I think this reflects my shifting perspective on life. A few years ago, I would look to cherish the past. It would help me build my sense of origin story, showing where I had come from. Whilst this wasn’t a bad thing, I probably was also guilty of overly reaching for meaning and symbolism in the things I had done. It also meant that certain memories had a lot more power over me. I recall that when I did a Vipassanna silent meditation earlier this year, they described how living in nostalgia could become sweet, to the point where it was a negative addiction.

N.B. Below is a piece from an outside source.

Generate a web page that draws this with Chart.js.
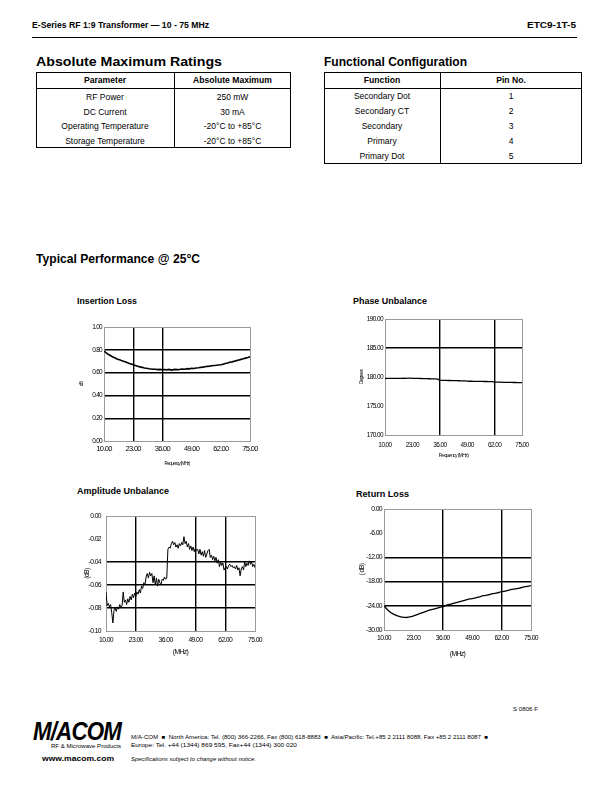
<!DOCTYPE html>
<html><head><meta charset="utf-8">
<script src="https://cdn.jsdelivr.net/npm/chart.js@4.4.1/dist/chart.umd.min.js"></script>
<style>
html,body{margin:0;padding:0;background:#fff;}
#page{position:relative;width:612px;height:792px;overflow:hidden;font-family:"Liberation Sans",Arial,sans-serif;color:#000;}
.t{position:absolute;white-space:nowrap;transform-origin:0 50%;display:inline-block;}
.b{font-weight:bold;}
.c{position:absolute;white-space:nowrap;transform:translateX(-50%);}
canvas{position:absolute;}
.box{position:absolute;border:1px solid #000;box-sizing:border-box;}
.hl{position:absolute;left:0;right:0;height:0;border-top:1px solid #000;}
.vl{position:absolute;top:0;bottom:0;width:0;border-left:1px solid #000;}
</style></head>
<body><div id="page">
<div class="t b" style="left:32px;top:19px;font-size:9.5px;line-height:11px" data-w="177">E-Series RF 1:9 Transformer — 10 - 75 MHz</div>
<div class="t b" style="left:527px;top:19px;font-size:9.5px;line-height:11px" data-w="49">ETC9-1T-5</div>
<div style="position:absolute;left:32px;top:37px;width:545px;border-top:1px solid #000"></div>

<div class="t b" style="left:36px;top:55px;font-size:12.5px;line-height:14px" data-w="186">Absolute Maximum Ratings</div>
<div class="t b" style="left:324px;top:55px;font-size:12.5px;line-height:14px" data-w="143">Functional Configuration</div>
<div id="tbl1"></div><div id="tbl2"></div>

<div class="t b" style="left:36px;top:252px;font-size:12.5px;line-height:14px" data-w="164">Typical Performance @ 25°C</div>
<div class="t b" style="left:77px;top:296px;font-size:9px;line-height:10px" data-w="60">Insertion Loss</div>
<div class="t b" style="left:353px;top:296px;font-size:9px;line-height:10px" data-w="74">Phase Unbalance</div>
<div class="t b" style="left:77px;top:486px;font-size:9px;line-height:10px" data-w="92">Amplitude Unbalance</div>
<div class="t b" style="left:356px;top:489px;font-size:9px;line-height:10px" data-w="53">Return Loss</div>

<canvas id="c1" width="201" height="159" style="left:64px;top:317px"></canvas>
<canvas id="c2" width="192" height="161" style="left:345px;top:309px"></canvas>
<canvas id="c3" width="204" height="160" style="left:66px;top:506px"></canvas>
<canvas id="c4" width="202" height="166" style="left:344px;top:499px"></canvas>

<div class="t" style="left:513px;top:706px;font-size:5.5px;line-height:6px" data-w="25">S 0806 F</div>
<div class="t b" style="left:33px;top:717px;font-size:26px;line-height:28px;font-style:italic;letter-spacing:-1px" data-w="88">M/ACOM</div>
<div class="t" style="left:51px;top:743px;font-size:5.5px;line-height:6px" data-w="70">RF &amp; Microwave Products</div>
<div class="t" style="left:131px;top:734px;font-size:5.5px;line-height:6px" data-w="357">M/A-COM &nbsp;■&nbsp; North America: Tel. (800) 366-2266, Fax (800) 618-8883 &nbsp;■&nbsp; Asia/Pacific: Tel.+85 2 2111 8088, Fax +85 2 2111 8087 &nbsp;■</div>
<div class="t" style="left:131px;top:742px;font-size:5.5px;line-height:6px" data-w="166">Europe: Tel. +44 (1344) 869 595, Fax+44 (1344) 300 020</div>
<div class="t b" style="left:42px;top:755px;font-size:7px;line-height:8px" data-w="72">www.macom.com</div>
<div class="t" style="left:131px;top:756px;font-size:5.5px;line-height:6px;font-style:italic" data-w="125">Specifications subject to change without notice.</div>
</div>
<script>
// ---------- table data ----------
const ratingsHeader = ["Parameter", "Absolute Maximum"];
const ratingsParams = ["RF Power", "DC Current", "Operating Temperature", "Storage Temperature"];
const ratingsValues = ["250 mW", "30 mA", "-20°C to +85°C", "-20°C to +85°C"];
const configHeader = ["Function", "Pin No."];
const configFunctions = ["Secondary Dot", "Secondary CT", "Secondary", "Primary", "Primary Dot"];
const configPins = ["1", "2", "3", "4", "5"];

// ---------- chart data ----------
const xTickLabels = ["10.00", "23.00", "36.00", "49.00", "62.00", "75.00"];
const ilFreq = [10,11,12,13,14,15,16,17,18,19,20,21,22,23,24,25,26,27,28,29,30,31,32,33,34,35,36,37,38,39,40,41,42,43,44,45,46,47,48,49,50,51,52,53,54,55,56,57,58,59,60,61,62,63,64,65,66,67,68,69,70,71,72,73,74,75];
const insertionLoss = [0.790,0.772,0.758,0.748,0.737,0.728,0.718,0.712,0.703,0.697,0.690,0.682,0.676,0.668,0.663,0.655,0.650,0.646,0.640,0.638,0.634,0.632,0.629,0.630,0.626,0.628,0.625,0.627,0.624,0.628,0.622,0.626,0.628,0.625,0.630,0.632,0.629,0.635,0.633,0.638,0.636,0.641,0.643,0.646,0.648,0.652,0.655,0.657,0.660,0.662,0.664,0.667,0.669,0.674,0.679,0.684,0.690,0.694,0.700,0.705,0.710,0.716,0.721,0.727,0.732,0.738];
const phFreq = ilFreq;
const phaseUnbalance = [179.74,179.75,179.76,179.75,179.77,179.76,179.78,179.77,179.78,179.79,179.78,179.80,179.79,179.78,179.77,179.76,179.75,179.74,179.73,179.72,179.71,179.70,179.69,179.68,179.66,179.62,179.45,179.43,179.42,179.41,179.40,179.40,179.38,179.37,179.36,179.35,179.34,179.33,179.32,179.28,179.27,179.27,179.26,179.25,179.24,179.24,179.23,179.22,179.22,179.21,179.20,179.20,179.12,179.11,179.11,179.10,179.09,179.08,179.08,179.07,179.06,179.05,179.05,179.04,179.03,179.02];
const auFreq = [10,10.5,11,11.5,12,12.5,13,13.5,14,14.5,15,15.5,16,16.5,17,17.5,18,18.5,19,19.5,20,20.5,21,21.5,22,22.5,23,23.5,24,24.5,25,25.5,26,26.5,27,27.5,28,28.5,29,29.5,30,30.5,31,31.5,32,32.5,33,33.5,34,34.5,35,35.5,36,36.5,37,37.5,38,38.5,39,39.5,40,40.5,41,41.5,42,42.5,43,43.5,44,44.5,45,45.5,46,46.5,47,47.5,48,48.5,49,49.5,50,50.5,51,51.5,52,52.5,53,53.5,54,54.5,55,55.5,56,56.5,57,57.5,58,58.5,59,59.5,60,60.5,61,61.5,62,62.5,63,63.5,64,64.5,65,65.5,66,66.5,67,67.5,68,68.5,69,69.5,70,70.5,71,71.5,72,72.5,73,73.5,74,74.5,75];
const amplitudeUnbalance = [-0.066,-0.078,-0.076,-0.079,-0.077,-0.084,-0.093,-0.082,-0.080,-0.083,-0.079,-0.081,-0.077,-0.080,-0.078,-0.066,-0.075,-0.073,-0.077,-0.072,-0.075,-0.070,-0.073,-0.068,-0.071,-0.067,-0.070,-0.066,-0.068,-0.064,-0.067,-0.061,-0.063,-0.058,-0.060,-0.053,-0.050,-0.054,-0.049,-0.052,-0.050,-0.058,-0.052,-0.060,-0.054,-0.061,-0.055,-0.058,-0.060,-0.055,-0.056,-0.053,-0.055,-0.054,-0.029,-0.027,-0.028,-0.024,-0.022,-0.025,-0.023,-0.027,-0.025,-0.028,-0.024,-0.026,-0.023,-0.025,-0.018,-0.024,-0.022,-0.027,-0.024,-0.029,-0.026,-0.030,-0.027,-0.031,-0.028,-0.030,-0.029,-0.033,-0.029,-0.034,-0.031,-0.035,-0.030,-0.036,-0.033,-0.030,-0.029,-0.036,-0.034,-0.038,-0.035,-0.039,-0.036,-0.041,-0.038,-0.044,-0.040,-0.043,-0.041,-0.047,-0.045,-0.044,-0.046,-0.043,-0.042,-0.044,-0.043,-0.045,-0.044,-0.046,-0.043,-0.047,-0.045,-0.052,-0.046,-0.044,-0.047,-0.040,-0.044,-0.041,-0.043,-0.039,-0.042,-0.040,-0.044,-0.042,-0.045];
const rlFreq = [10,12,14,16,18,20,22,24,26,28,30,32,34,36,38,40,42,44,46,48,50,52,54,56,58,60,62,64,66,68,70,72,74,75];
const returnLoss = [-24.0,-25.2,-26.0,-26.5,-26.8,-26.9,-26.7,-26.3,-25.9,-25.5,-25.1,-24.8,-24.5,-24.2,-23.8,-23.5,-23.2,-22.9,-22.6,-22.3,-22.1,-21.8,-21.5,-21.3,-21.0,-20.8,-20.5,-20.3,-20.0,-19.8,-19.6,-19.3,-19.1,-19.0];

// ---------- tables ----------
function buildTable(id, box, header, colA, colB) {
  const host = document.getElementById(id);
  const b = document.createElement('div');
  b.className = 'box';
  Object.assign(b.style, {left: box.l+'px', top: box.t+'px', width: box.w+'px', height: box.h+'px'});
  host.appendChild(b);
  const hl = document.createElement('div'); hl.className='hl'; hl.style.top = (box.hy - box.t - 1)+'px'; b.appendChild(hl);
  const vl = document.createElement('div'); vl.className='vl'; vl.style.left = (box.split - box.l - 1)+'px'; b.appendChild(vl);
  const cA = (box.l + box.split)/2, cB = (box.split + box.l + box.w)/2;
  function put(txt, cx, cy, bold) {
    const d = document.createElement('div');
    d.className = 'c';
    d.textContent = txt;
    Object.assign(d.style, {left: cx+'px', top: (cy-5)+'px', fontSize: bold?'8.6px':'8.5px', lineHeight:'10px', fontWeight: bold?'bold':'normal'});
    host.appendChild(d);
  }
  put(header[0], cA, box.hc, true); put(header[1], cB, box.hc, true);
  colA.forEach((s,i)=>{ put(s, cA, box.r0 + i*box.rh); put(colB[i], cB, box.r0 + i*box.rh); });
}
buildTable('tbl1', {l:36,t:72,w:255,h:76,hy:88,split:174,hc:80,r0:97,rh:14.5}, ratingsHeader, ratingsParams, ratingsValues);
buildTable('tbl2', {l:324,t:72,w:258,h:92,hy:88,split:440,hc:80,r0:96,rh:15}, configHeader, configFunctions, configPins);

// ---------- fit text widths ----------
document.querySelectorAll('[data-w]').forEach(el=>{
  const w = el.getBoundingClientRect().width;
  el.style.transform = 'scaleX(' + (+el.dataset.w / w) + ')';
});

// ---------- charts ----------
const TF = "'Liberation Sans',Arial,sans-serif";
const near = (v, arr) => arr.some(g => Math.abs(g - v) < 1e-7);
const condense = {
  id:'condense',
  beforeLayout(chart, args, opts) { chart.ctx.letterSpacing = opts.ls || '0px'; },
  beforeDraw(chart, args, opts) { chart.ctx.letterSpacing = opts.ls || '0px'; }
};
function lineChart(id, xs, ys, o) {
  const pts = xs.map((x,i)=>({x:x, y:ys[i]}));
  const gridFn = (vals, max) => ({
    drawTicks:false,
    color: c => (c.tick && near(c.tick.value, vals)) ? '#000' : (c.tick && Math.abs(c.tick.value-max)<1e-7 ? '#9a9a9a' : 'rgba(0,0,0,0)'),
    lineWidth: c => (c.tick && near(c.tick.value, vals)) ? 1.4 : 1
  });
  return new Chart(document.getElementById(id), {
    type:'line',
    plugins:[condense],
    data:{datasets:[{data:pts, borderColor:'#000', borderWidth:o.lw, pointRadius:0, tension:o.tension||0, cubicInterpolationMode:o.mono?'monotone':'default', fill:false}]},
    options:{
      responsive:false, animation:false, events:[],
      layout:{padding:{left:0,top:10,right:15,bottom:0}},
      plugins:{legend:{display:false}, tooltip:{enabled:false}, condense:{ls:o.ls}},
      scales:{
        x:{type:'linear', min:10, max:75,
           ticks:{stepSize:13, autoSkip:false, maxRotation:0, padding:o.xPad, color:'#000',
                  font:{family:TF, size:o.xFs}, callback:(v,i)=>xTickLabels[i]},
           grid:gridFn(o.gx, 75), border:{color:'#9a9a9a', width:1},
           title:{display:true, text:o.xTitle, color:'#000', font:{family:TF, size:o.xtFs}, padding:{top:0,bottom:o.xtPad}},
           afterFit:s=>{s.height=35;}},
        y:{type:'linear', min:o.ymin, max:o.ymax,
           ticks:{stepSize:o.ystep, autoSkip:false, padding:o.yPad, color:'#000',
                  font:{family:TF, size:o.yFs}, callback:v=>Number(v).toFixed(2)},
           grid:gridFn(o.gy, o.ymax), border:{color:'#9a9a9a', width:1},
           title:{display:true, text:o.yTitle, color:'#000', font:{family:TF, size:o.ytFs}, padding:{top:o.ytPad,bottom:0}},
           afterFit:s=>{s.width=40;}}
      }
    }
  });
}
lineChart('c1', ilFreq, insertionLoss, {lw:1.6, ls:'-0.7px', gx:[23,36], gy:[0.2,0.4,0.6,0.8], ymin:0, ymax:1, ystep:0.2,
  xFs:7.5, yFs:6.5, xPad:3, yPad:2, xTitle:'Frequency (MHz)', xtFs:4.6, xtPad:10, yTitle:'dB', ytFs:5, ytPad:15});
lineChart('c2', phFreq, phaseUnbalance, {lw:1.3, ls:'-0.6px', gx:[36,62], gy:[185], ymin:170, ymax:190, ystep:5,
  xFs:6.5, yFs:6.5, xPad:6, yPad:2, xTitle:'Frequency (MHz)', xtFs:5, xtPad:11, yTitle:'Degrees', ytFs:5, ytPad:14});
lineChart('c3', auFreq, amplitudeUnbalance, {lw:1, ls:'-0.6px', gx:[23,49,62], gy:[-0.04,-0.06,-0.08], ymin:-0.1, ymax:0, ystep:0.02,
  xFs:6.8, yFs:6.8, xPad:5, yPad:5, xTitle:'(MHz)', xtFs:6.8, xtPad:10, yTitle:'(dB)', ytFs:6.8, ytPad:17});
lineChart('c4', rlFreq, returnLoss, {lw:1.3, ls:'-0.6px', gx:[36,62], gy:[-12,-18,-24], ymin:-30, ymax:0, ystep:6, mono:true,
  xFs:6.8, yFs:6.8, xPad:4, yPad:2, xTitle:'(MHz)', xtFs:6.8, xtPad:7, yTitle:'( dB)', ytFs:6.8, ytPad:14});
</script>
</body></html>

Now, I seemingly give far less energy to the past. What is done is done. These things may have been nice (or indeed not nice), but they don’t really have a whole lot of relation with my life right now. I don’t need to bask in past glories when there is a life to be lived right now.
Perhaps I’ve also changed so much that these past events don’t even feel like my own. I look at older pictures of myself and it feels like I am looking at a different person, living a different life. That might sound melancholic, but it’s not meant to be. I think it’s instead my way of centering myself in the present.
In the personal development world, it’s oft talked about how we seem to spend most of the time either dwelling in the past or hoping for a better future. We rarely seem to really live in the moment. Perhaps I’m more in the moment now than I was in the past.
Nonetheless, there is some symbolism to my behaviour – even if it may just be coincidental. I previously wrote about how I had fallen down the rabbit hole of Vedic Astrology. Parts of it – including that 2024 was going to be a year prone to burnout – were surprisingly accurate.
I’ve been in this tougher sub-period for 3 years. But as of 1 November, I’m now shifting to a period where things will start to get easier. It won’t happen overnight, but I’m hoping that things will get easier.
I suppose that getting rid of old papers is probably as good a way as any to mark the end of the last period, and moving into the new.
And if nothing else, my space certainly looks tidier and more inviting.